Back to the main action and just before an application for specific disclosure was heard, Capri admitted liability.  Subsequently, at the eleventh hour, quantum was agreed at US$6.1 million. The trial judge ordered Capri to pay a further US$500,000 into court to allow Capri to pursue an application that has no relevance for our purposes. This aspect was eventually dropped by Capri when they claimed their funds were exhausted. Vitol applied for and obtained a worldwide freezing order against Capri and gave the usual undertaking:

 

 

            “…not without the permission of the court to use any information obtained as a result of this order for the purpose of any civil or criminal proceedings, either in England or Wales or in any other jurisdiction…”

 

 

Vitol obtained an order for payment out of the US$500,000 lodged at Court and had a freezing order in the sum of US$6.25 million.

 

Capri is a Maltese company which had one asset, the “Alambra”. Two directors of Capri are Gerassimos and Ioannis Kalogiratos. Capri was managed in Greece by Starlady. Capri and Starlady were in the same beneficial ownership. After the vessel was released from arrest she was sold to Aurora, also managed by Starlady. It later transpired that Aurora was set up solely to facilitate the sale of the vessel for scrap.

 

In December 2009, Vitol obtained a Rule B attachment against the vessel “Thor” in Maryland. The owners were Spartacus Navigation of Marshall Islands, managed by Primrose, also registered in the Marshall Islands, but with an office in Piraeus. Vitol alleged that “Thor” was in the Kalogiratos Group ownership and sought to pierce corporate veil to demonstrate this. Capri went back to the Commercial Court and sought a decision on 2 issues:

 

 

  1. whether charterers could pursue enforcement in Maryland under local law rather than English law (an anti-suit injunction being sought); and

 

  1. whether charterers could rely on documents disclosed in the worldwide freezing order for the purpose of enforcement proceedings in Maryland; ( Vitol had, on an ex parte application, been granted permission by Blair J to rely on such documents in Maryland.)

 

Mr Justice Tomlinson had no hesitation in dismissing Capri’s application for an anti-suit injunction against Vitol.

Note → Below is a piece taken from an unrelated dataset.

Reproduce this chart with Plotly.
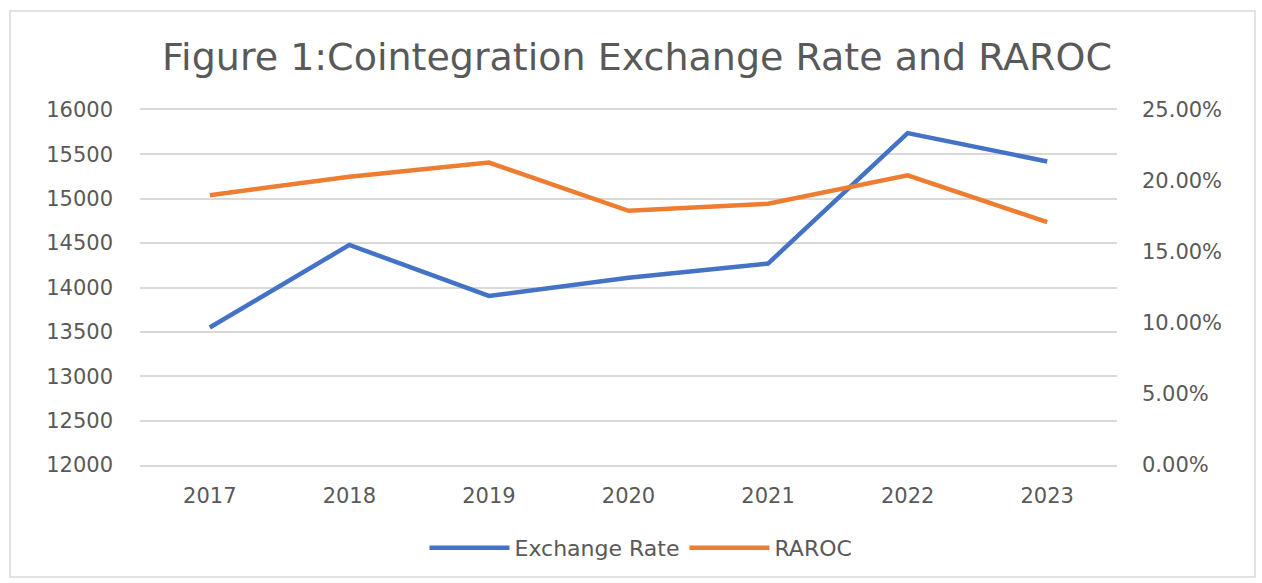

The action in Maryland was not based upon the charterparty but rather upon the judgment Vitol had obtained against Capri and accordingly no question could arise as to construction of the law and jurisdiction clause in the charter. The dispute in Maryland clearly arose out of the judgment itself and not out of the charterparty with Capri. Both Vitol and Capri would have known the judgment was incapable of enforcement in England as neither had a corporate presence in the jurisdiction. It was expected that enforcement would be dealt with by the Courts of the jurisdiction in which any asset could be found. Capri’s application for an anti-suit injunction was misplaced and they had no standing to bring the application. 

 

Tomlinson J noted that, in any event, the court would have been unlikely to exercise its discretion in Capri’s favour; they were judgment debtors who asserted exhaustion of assets and yet funds were made available to pursue this application rather than to satisfy Vitol’s judgment. The judge called this “an unpromising position from which to seek a discretionary remedy designed to frustrate the search for further assets amenable to enforcement.”

 

 

Capri’s second application was no more successful. The thrust of their argument was that the court should only in special circumstances allow documents to be used for a purpose that was collateral to that for which they were disclosed. Tomlinson J held that the proceedings in Maryland were a continuation of the enforcement of the English judgment rather than collateral proceedings. The original disclosure order was made in support of enforcement of the judgment against Capri. Its purpose was to assist in the identification and location of assets against which enforcement of the judgment could be sought. 

 

 

Capri had also asserted that use of the documents in Maryland would be inappropriate if that court would allow enforcement against a party which as a matter of English law would not be considered liable.  Mr Justice Tomlinson referred to Maclaine Watson & Co Ltd v International Tin Council (No.2) [1989] 1 CH and the judgment of Kerr LJ:  “it is the policy of the law to assist persons in the position of plaintiffs to obtain the fruits of their judgments..”

 

 

The Court said it was just and convenient that Vitol should be permitted to use the documents in support of its attempt to enforce in Maryland.